Temos que constituir uma empresa ou um órgão regulador da produção de etanol, uma “Etanolbras” que se aterá aos aspectos específicos dessa área que difere do petróleo, envolvendo questões ligadas à produção, transporte, comercialização, exportação, etc, que precisam ser controladas e reguladas pelo governo. No presente momento não nos resta defender a imediata retirada dos “projetos nefastos” que estão prontos paras serem votados na Casa, como medida de conter o avanço daqueles que tem como o lucro e a exploração seu ideal de vida.

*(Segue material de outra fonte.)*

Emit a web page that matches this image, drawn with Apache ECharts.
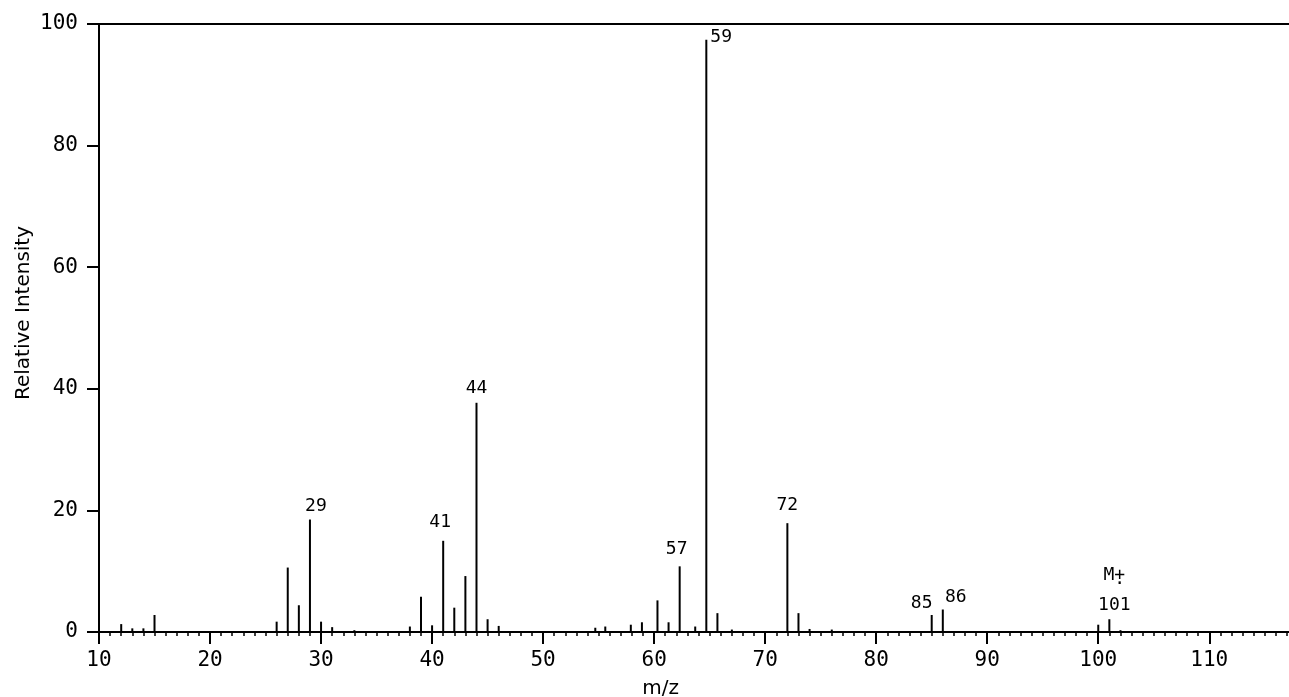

A participação ativa do Ministério Público do Trabalho deve ser aprofundada, visando coibir a superexploração de trabalhadores nessa área, no interior de São Paulo, estamos verificando em mortes de trabalhadores por absoluta exaustão. O trabalhador é obrigado a cortar 12, 13, às vezes 15 toneladas de cana por dia, o trabalho escravo não é caracterizado na legislação com essa expressão específica. O artigo 149 do Código Penal considera crime a redução à condição análoga de escravo, caracterizada pelo trabalho forçado e pelas condições degradantes de trabalho. Dados informam que de 1995 até março deste ano, fiscais do trabalho já libertaram 21.774 trabalhadores em situações semelhantes à de escravos. Um cadastro de empregadores desse tipo de mão-de-obra foi criado em 2004 pelo Ministério do Trabalho e pela Secretaria Especial de Direitos Humanos. Alista conta hoje conta com 166 empregadores registrados. É a sede lucro combinado com a impunidade, até porque essas explorações muitas vezes ocorrem em lugares distantes. Tenho pena do povo brasileiro, viu.